Игра Плавильщикова открыла мне новый мир в театральном искусстве. Я не мог тогда, особенно сначала, видеть недостатков Плавильщикова и равно восхищался им и в трагедиях, и в комедиях, и в драмах; но как он прожил в Казани довольно долго, поставил на сцену много новых пиес, между прочим комедию свою "Бобыль", имевшую большой успех, и даже свою трагедию "Ермак", не имевшую никакого достоинства

[Какой-то проказник написал крупными буквами углем на главном театральном подъезде:

"Пиеса Ермака

Не стоит пятака".

Эта глупая острота, говорят, сильно оскорбила Плавильщикова.]
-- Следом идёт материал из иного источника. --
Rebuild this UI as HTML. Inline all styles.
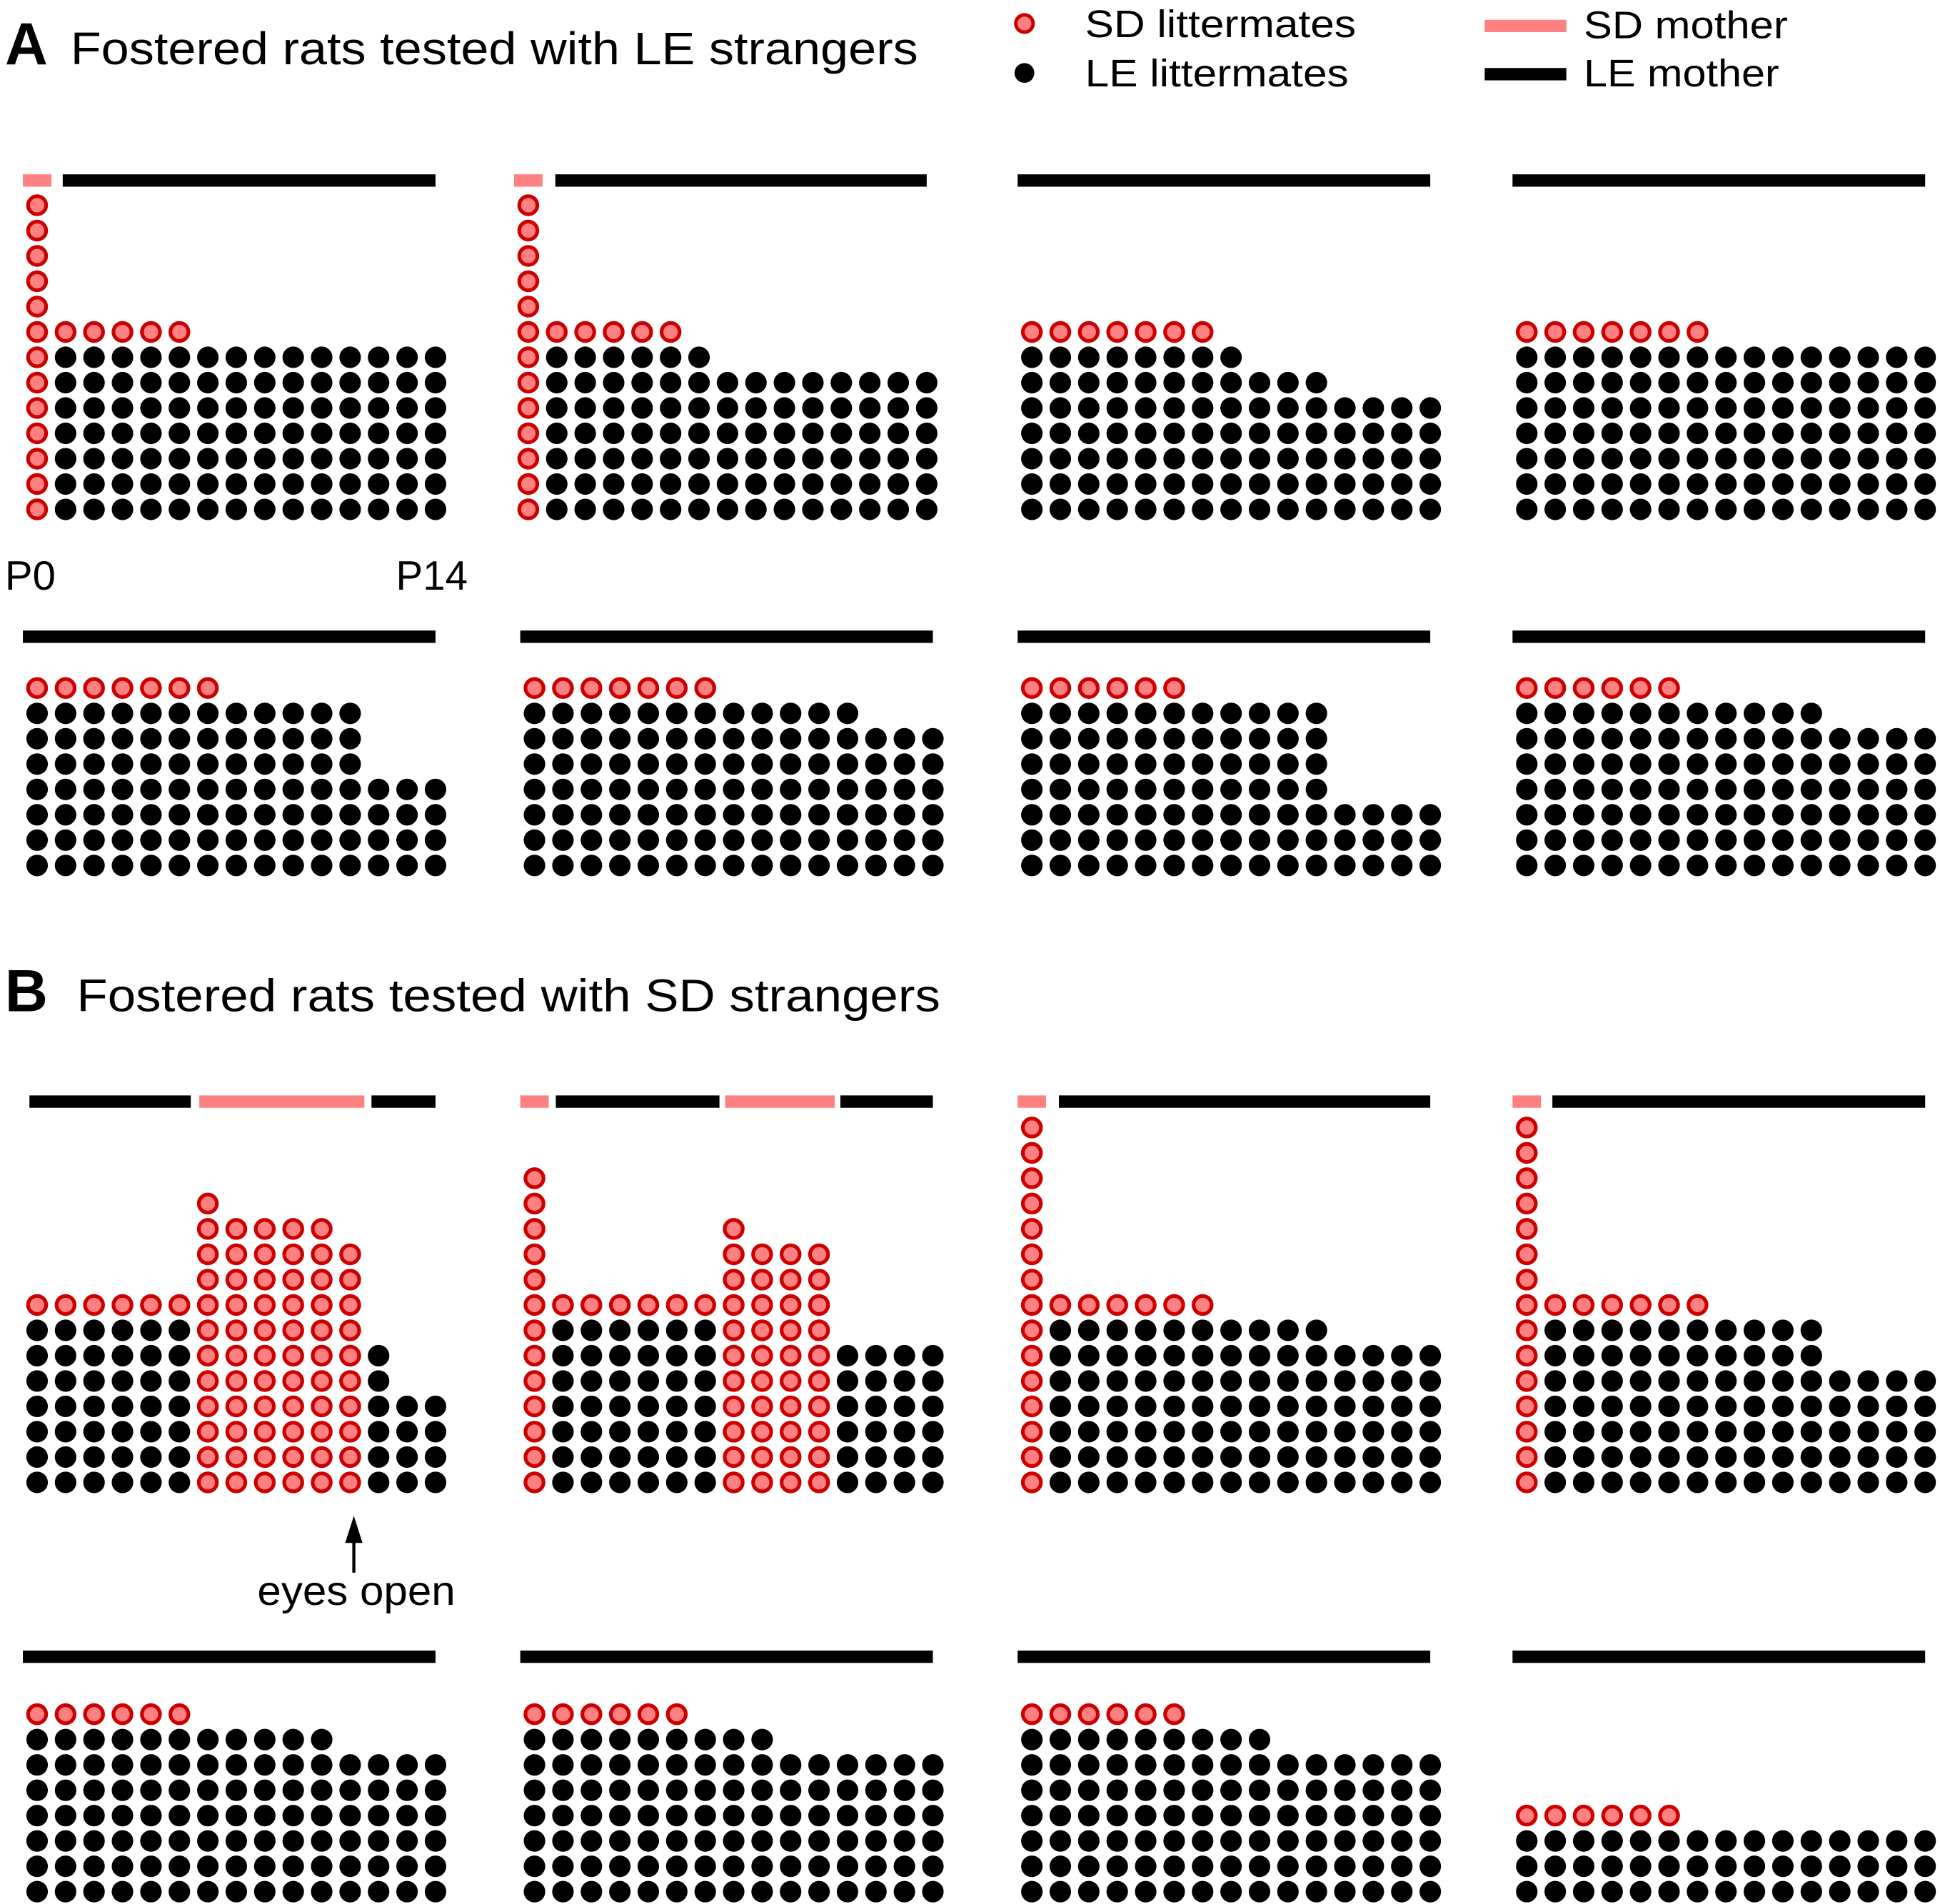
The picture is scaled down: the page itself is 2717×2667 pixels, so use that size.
<!DOCTYPE html>
<html><head><meta charset="utf-8"><style>
html,body{margin:0;padding:0;background:#fff;}
svg{display:block;}
text{font-family:"Liberation Sans",sans-serif;fill:#000;}
</style></head><body>
<svg id="fig" width="2717" height="2667" viewBox="0 0 1568 1540" preserveAspectRatio="none" xmlns="http://www.w3.org/2000/svg">
<text x="4" y="52" font-size="48" font-weight="bold">A</text>
<text x="57" y="52" font-size="37" textLength="685" lengthAdjust="spacingAndGlyphs">Fostered rats tested with LE strangers</text>
<text x="4" y="818" font-size="48" font-weight="bold">B</text>
<text x="62" y="818" font-size="37" textLength="698" lengthAdjust="spacingAndGlyphs">Fostered rats tested with SD strangers</text>
<g>
<circle cx="828" cy="19" r="7" fill="#ff8080" stroke="#cc0000" stroke-width="2.8"/>
<text x="877" y="30" font-size="31" textLength="219" lengthAdjust="spacingAndGlyphs">SD littermates</text>
<circle cx="828" cy="59" r="8" fill="#000"/>
<text x="877" y="70" font-size="31" textLength="213" lengthAdjust="spacingAndGlyphs">LE littermates</text>
<rect x="1200" y="16" width="66" height="10" fill="#ff8080"/>
<text x="1280" y="31" font-size="31" textLength="165" lengthAdjust="spacingAndGlyphs">SD mother</text>
<rect x="1200" y="55" width="66" height="10" fill="#000"/>
<text x="1280" y="70" font-size="31" textLength="158" lengthAdjust="spacingAndGlyphs">LE mother</text>
</g>
<text x="4" y="477" font-size="33" textLength="41" lengthAdjust="spacingAndGlyphs">P0</text>
<text x="320" y="477" font-size="33" textLength="58" lengthAdjust="spacingAndGlyphs">P14</text>
<g>
<line x1="286" y1="1272" x2="286" y2="1240" stroke="#000" stroke-width="2.5"/>
<polygon points="286,1226 279,1248 293,1248" fill="#000"/>
<text x="208" y="1298" font-size="33" textLength="160" lengthAdjust="spacingAndGlyphs">eyes open</text>
</g>
</svg>
<script>
// Per-panel daily counts (15 days, P0..P14): black = LE littermates, red = SD littermates
const blackCounts = [
 [0,7,7,7,7,7,7,7,7,7,7,7,7,7,7],
 [0,7,7,7,7,7,7,6,6,6,6,6,6,6,6],
 [7,7,7,7,7,7,7,7,6,6,6,5,5,5,5],
 [7,7,7,7,7,7,7,7,7,7,7,7,7,7,7],
 [7,7,7,7,7,7,7,7,7,7,7,7,4,4,4],
 [7,7,7,7,7,7,7,7,7,7,7,7,6,6,6],
 [7,7,7,7,7,7,7,7,7,7,7,3,3,3,3],
 [7,7,7,7,7,7,7,7,7,7,7,6,6,6,6],
 [7,7,7,7,7,7,0,0,0,0,0,0,6,4,4],
 [0,7,7,7,7,7,7,0,0,0,0,6,6,6,6],
 [0,7,7,7,7,7,7,7,7,7,7,6,6,6,6],
 [0,7,7,7,7,7,7,7,7,7,7,5,5,5,5],
 [7,7,7,7,7,7,7,7,7,7,7,6,6,6,6],
 [7,7,7,7,7,7,7,7,7,6,6,6,6,6,6],
 [7,7,7,7,7,7,7,7,7,6,6,6,6,6,6],
 [3,3,3,3,3,3,3,3,3,3,3,3,3,3,3]
];
const redCounts = [
 [13,1,1,1,1,1,0,0,0,0,0,0,0,0,0],
 [13,1,1,1,1,1,0,0,0,0,0,0,0,0,0],
 [1,1,1,1,1,1,1,0,0,0,0,0,0,0,0],
 [1,1,1,1,1,1,1,0,0,0,0,0,0,0,0],
 [1,1,1,1,1,1,1,0,0,0,0,0,0,0,0],
 [1,1,1,1,1,1,1,0,0,0,0,0,0,0,0],
 [1,1,1,1,1,1,0,0,0,0,0,0,0,0,0],
 [1,1,1,1,1,1,0,0,0,0,0,0,0,0,0],
 [1,1,1,1,1,1,12,11,11,11,11,10,0,0,0],
 [13,1,1,1,1,1,1,11,10,10,10,0,0,0,0],
 [15,1,1,1,1,1,1,0,0,0,0,0,0,0,0],
 [15,1,1,1,1,1,1,0,0,0,0,0,0,0,0],
 [1,1,1,1,1,1,0,0,0,0,0,0,0,0,0],
 [1,1,1,1,1,1,0,0,0,0,0,0,0,0,0],
 [1,1,1,1,1,1,0,0,0,0,0,0,0,0,0],
 [1,1,1,1,1,1,0,0,0,0,0,0,0,0,0]
];
// Mother segments per panel, in day units: [mother, startDay, endDay]
const motherSegments = [
 [["SD",-0.5,0.5],["LE",0.9,14]],
 [["SD",-0.5,0.5],["LE",0.95,14]],
 [["LE",-0.5,14]],
 [["LE",-0.5,14]],
 [["LE",-0.5,14]],
 [["LE",-0.5,14]],
 [["LE",-0.5,14]],
 [["LE",-0.5,14]],
 [["LE",-0.27,5.4],["SD",5.7,11.5],["LE",11.75,14]],
 [["SD",-0.5,0.5],["LE",0.75,6.5],["SD",6.7,10.55],["LE",10.75,14]],
 [["SD",-0.5,0.5],["LE",0.95,14]],
 [["SD",-0.5,0.5],["LE",0.9,14]],
 [["LE",-0.5,14]],[["LE",-0.5,14]],[["LE",-0.5,14]],[["LE",-0.5,14]]
];
// Layout (not data)
const panelX = [30,427,834,1234, 30,432,834,1234, 30,432,834,1234, 30,432,834,1234];
const rowBase = [412,412,412,412, 700,700,700,700, 1199,1199,1199,1199, 1530,1530,1530,1530];
const rowBar = [146,146,146,146, 515,515,515,515, 891,891,891,891, 1340,1340,1340,1340];
const DX = 23, DY = 20.5;
const NS = "http://www.w3.org/2000/svg";
const svg = document.getElementById('fig');
function xScale(p, d){ return panelX[p] + d*DX; }
function yScale(p, k){ return rowBase[p] - k*DY; }
for (let p = 0; p < 16; p++) {
  const g = document.createElementNS(NS, 'g');
  
  
  svg.appendChild(g);
  motherSegments[p].forEach(s => {
    const r = document.createElementNS(NS, 'rect');
    const x1 = xScale(p, s[1]), x2 = xScale(p, s[2]);
    r.setAttribute('x', x1); r.setAttribute('width', x2 - x1);
    r.setAttribute('y', rowBar[p] - 5); r.setAttribute('height', 10);
    r.setAttribute('fill', s[0] === 'SD' ? '#ff8080' : '#000');
    
    
    g.appendChild(r);
  });
  for (let d = 0; d < 15; d++) {
    const nb = blackCounts[p][d], nr = redCounts[p][d];
    for (let k = 0; k < nb + nr; k++) {
      const c = document.createElementNS(NS, 'circle');
      c.setAttribute('cx', xScale(p, d));
      c.setAttribute('cy', yScale(p, k));
      if (k < nb) {
        c.setAttribute('r', 8.7);
        c.setAttribute('fill', '#000');
        
      } else {
        c.setAttribute('r', 7.3);
        c.setAttribute('fill', '#ff8080');
        c.setAttribute('stroke', '#cc0000');
        c.setAttribute('stroke-width', 3);
        
      }
      
      g.appendChild(c);
    }
  }
}
</script>
</body></html>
и успеха, и сыграл некоторые роли по два и по три раза, -- то мы вгляделись в его игру и почувствовали, что он гораздо выше в "Боте", чем в "Дмитрие Самозванце", в "Досажаеве", чем в "Магомете", в "Отце семейства", чем в "Рославе". Торжеством в искусстве чтения были у Плавильщикова роли Тита в "Титовом милосердии" и особенно пастора в "Сыне любви". Исполнение этой последней роли привело меня в совершенное изумление. Пастора играл в Казани преплохой актер Максим Гуляев, и это лицо в пьесе казалось мне и всей публике нестерпимо скучным, так что длинный монолог, который он читает барону Нейгофу, был сокращен в несколько строк по общему желанию зрителей. Плавильщиков восстановил во всей полноте это лицо и убил им все остальные. И в самом деле, он играл роль пастора превосходно. Плавильщиков же поставил в Казани "Эдипа в Афинах". Стихи Озерова были тогда пленительной новостью; они увлекали всех, и игра Плавильщикова в роли Эдипа произвела общий восторг.